I hope this is clearer.
A: I'll write why it's an inner product in a seperate answer:
Given $[a,b] ⊆ \mathbb{R}$ ,Define the vector space $V=C([a,b],\mathbb{C})$ over $\mathbb{C}$. 
I'll show that $<,>:V \times V\to \mathbb{C}$, $<f,g>:=\frac{1}{b-a} \int_{t=a}^b f(t) \overline {g(t)}dt$ is an inner product on $V$. I'll note that $C([a,b],\mathbb{C})$ are the continuous functions from $[a,b]$ to $\mathbb{C}$.

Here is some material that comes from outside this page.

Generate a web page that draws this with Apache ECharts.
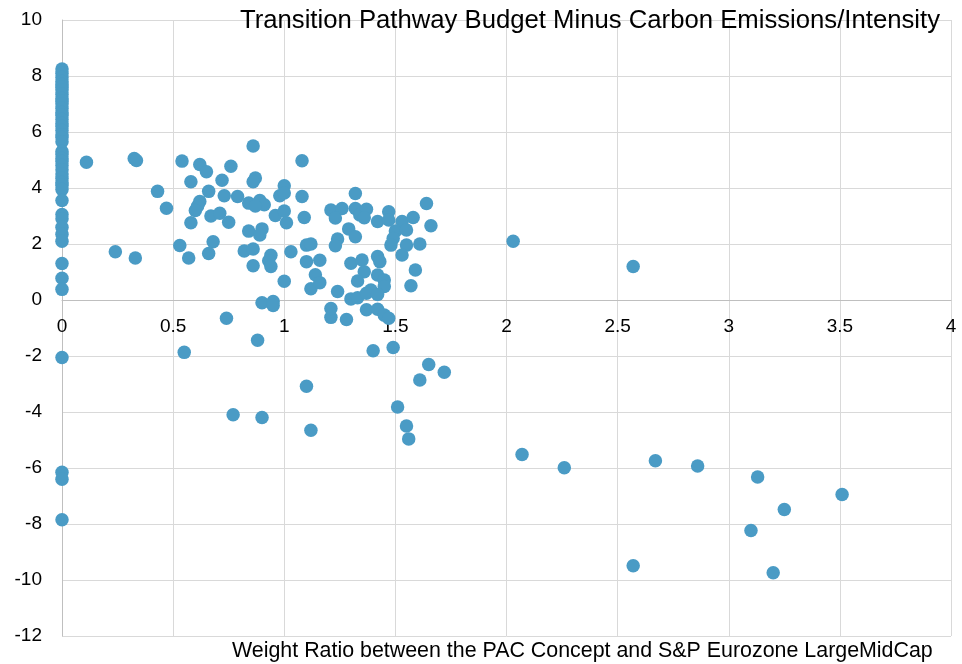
<!DOCTYPE html>
<html>
<head>
<meta charset="utf-8">
<script src="https://cdn.jsdelivr.net/npm/echarts@6/dist/echarts.min.js"></script>
<style>
  html, body { margin: 0; padding: 0; background: #fff; }
  #chart { width: 962px; height: 664px; }
</style>
</head>
<body>
<div id="chart"></div>
<script>
// y-axis title / x-axis title
const yTitle = 'Transition Pathway Budget Minus Carbon Emissions/Intensity'
const xTitle = 'Weight Ratio between the PAC Concept and S&P Eurozone LargeMidCap'

// stocks with zero weight ratio (x = 0)
const zeroColumn = [
  8.25, 8.1, 7.95, 7.8, 7.7, 7.6, 7.5, 7.35, 7.2, 7.1, 7.0, 6.85, 6.7, 6.6,
  6.45, 6.3, 6.2, 6.05, 5.9, 5.8, 5.65, 5.3, 5.2, 5.05, 4.95, 4.8, 4.65, 4.5,
  4.35, 4.2, 4.1, 3.95, 3.55, 3.05, 2.9, 2.6, 2.35, 2.1, 1.3, 0.78, 0.38,
  -2.05, -6.15, -6.4, -7.85
]

// the rest: weight ratio / budget minus emissions
const weightRatio = [
  0.11, 0.325, 0.335, 0.24, 0.33, 0.43, 0.47, 0.54, 0.62, 0.65,
  0.76, 1.08, 0.58, 0.72, 0.87, 0.86, 1.00, 0.66, 0.73, 0.79,
  0.98, 1.00, 1.08, 0.62, 0.61, 0.60, 0.84, 0.89, 0.91, 0.87,
  0.96, 1.00, 1.01, 1.09, 0.67, 0.71, 0.75, 0.58, 0.84, 0.90,
  0.89, 0.53, 0.68, 0.66, 0.57, 0.82, 0.86, 0.86, 0.94, 0.93,
  0.94, 1.03, 1.00, 0.90, 0.95, 0.95, 0.86, 0.74, 0.55, 0.88,
  1.10, 0.77, 0.90, 1.12, 1.21, 1.28, 1.21, 1.40, 1.49, 1.65,
  1.72, 1.61, 1.51, 1.55, 1.56, 1.37, 1.42, 1.45, 1.47, 2.07,
  2.26, 2.67, 2.86, 3.13, 3.51, 3.25, 3.10, 2.57, 3.20, 2.03,
  2.57, 1.10, 1.10, 1.12, 1.12, 1.16, 1.14, 1.16, 1.21, 1.32,
  1.26, 1.23, 1.32, 1.34, 1.37, 1.36, 1.42, 1.47, 1.47, 1.53,
  1.58, 1.64, 1.66, 1.50, 1.55, 1.49, 1.48, 1.55, 1.61, 1.53,
  1.29, 1.32, 1.24, 1.23, 1.30, 1.35, 1.36, 1.33, 1.42, 1.43,
  1.42, 1.45, 1.45, 1.39, 1.30, 1.33, 1.37, 1.42, 1.59, 1.57,
  1.24
]
const budgetGap = [
  4.92, 5.05, 4.98, 1.72, 1.5, 3.88, 3.28, 4.96, 4.84, 4.58,
  4.78, 4.97, 4.22, 4.28, 4.36, 4.22, 4.08, 3.88, 3.72, 3.70,
  3.72, 3.82, 3.70, 3.52, 3.35, 3.2, 3.46, 3.55, 3.40, 3.36,
  3.02, 3.18, 2.76, 2.95, 3.0, 3.10, 2.78, 2.76, 2.46, 2.54,
  2.32, 1.95, 2.08, 1.66, 1.5, 1.75, 1.82, 1.22, 1.6, 1.4,
  1.2, 1.72, 0.67, -0.1, -0.05, -0.2, 5.5, -0.65, -1.87, -1.44,
  -3.08, -4.10, -4.20, -4.65, -0.62, -0.70, -0.30, -1.81, -1.70, -2.30,
  -2.58, -2.86, -3.82, -4.50, -4.96, -0.35, -0.33, -0.54, -0.65, -5.52,
  -5.99, -5.74, -5.93, -6.32, -6.95, -7.48, -8.23, -9.49, -9.74, 2.1,
  1.2, 1.96, 1.37, 2.0, 0.4, 1.42, 0.9, 0.62, 3.21, 3.80,
  3.27, 2.93, 3.27, 3.04, 3.24, 2.94, 2.80, 3.15, 2.86, 2.80,
  2.95, 3.45, 2.65, 2.46, 2.50, 2.20, 1.96, 1.96, 2.0, 1.61,
  2.54, 2.26, 2.18, 1.94, 1.31, 1.43, 1.01, 0.68, 1.55, 1.37,
  0.89, 0.71, 0.48, 0.36, 0.04, 0.08, 0.24, 0.20, 1.07, 0.51,
  0.30
]

const xTicks = { min: 0, max: 4, interval: 0.5 }
const yTicks = { min: -12, max: 10, interval: 2 }

const points = zeroColumn.map(v => [0, v])
  .concat(weightRatio.map((x, i) => [x, budgetGap[i]]))

const chart = echarts.init(document.getElementById('chart'))
const font = 'Liberation Sans, Arial, sans-serif'
const gridTop = 20
const gridBottom = 28
// move the x axis up to y = 0 (distance from the grid bottom)
const plotH = 664 - gridTop - gridBottom
const zeroOffset = -plotH * (0 - yTicks.min) / (yTicks.max - yTicks.min)

const option = {
  animation: false,
  textStyle: { fontFamily: font },
  title: [
    {
      text: yTitle,
      right: 17,
      top: 3,
      textStyle: { fontSize: 25.7, fontWeight: 'normal', color: '#000', fontFamily: font }
    },
    {
      text: xTitle,
      left: 227,
      top: 636,
      textStyle: { fontSize: 21.4, fontWeight: 'normal', color: '#000', fontFamily: font }
    }
  ],
  grid: { left: 62, right: 11, top: gridTop, bottom: gridBottom },
  xAxis: {
    type: 'value',
    min: xTicks.min,
    max: xTicks.max,
    interval: xTicks.interval,
    offset: zeroOffset,
    axisLine: { onZero: false, lineStyle: { color: '#bfbfbf', width: 1 } },
    axisTick: { show: false },
    axisLabel: { color: '#000', fontSize: 19, margin: 17 },
    splitLine: { lineStyle: { color: '#d9d9d9', width: 1 } }
  },
  yAxis: {
    type: 'value',
    min: yTicks.min,
    max: yTicks.max,
    interval: yTicks.interval,
    axisLine: { show: true, lineStyle: { color: '#bfbfbf', width: 1 } },
    axisTick: { show: false },
    axisLabel: { color: '#000', fontSize: 19, margin: 20 },
    splitLine: { lineStyle: { color: '#d9d9d9', width: 1 } }
  },
  series: [
    {
      type: 'scatter',
      data: points,
      symbolSize: 13.5,
      itemStyle: { color: '#4a9bc5', opacity: 1 }
    }
  ]
}
chart.setOption(option)
</script>
</body>
</html>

(i) Linearity in the first argument: This is immediate due to linearity of the integral.
(ii) Conjugate symmetry:
$\overline {<f,g>}= \overline{\frac{1}{b-a} \int_{t=a}^b f(t) \overline {g(t)}dt}= \frac{1}{b-a} \int_{t=a}^b \overline{f(t) \overline {g(t)}}dt=\frac{1}{b-a} \int_{t=a}^b \overline{f(t)} g(t)dt=<g,f>$
(iii) Positive-definiteness: 
$<f,f>=\frac{1}{b-a} \int_{t=a}^b f(t) \overline {f(t)}dt=\frac{1}{b-a} \int_{t=a}^b |f(t)|^2 dt$
$|f(t)|^2 $ is a positive integrable function and therefore $<f,f> \geq0$. Also from the fact that $f$ is continuous we get that $\int_{t=a}^b |f(t)|^2 dt=0$ if and only if $f(t)=0$ for every $t \in [a,b]$.
I hope this ansers the question about (2).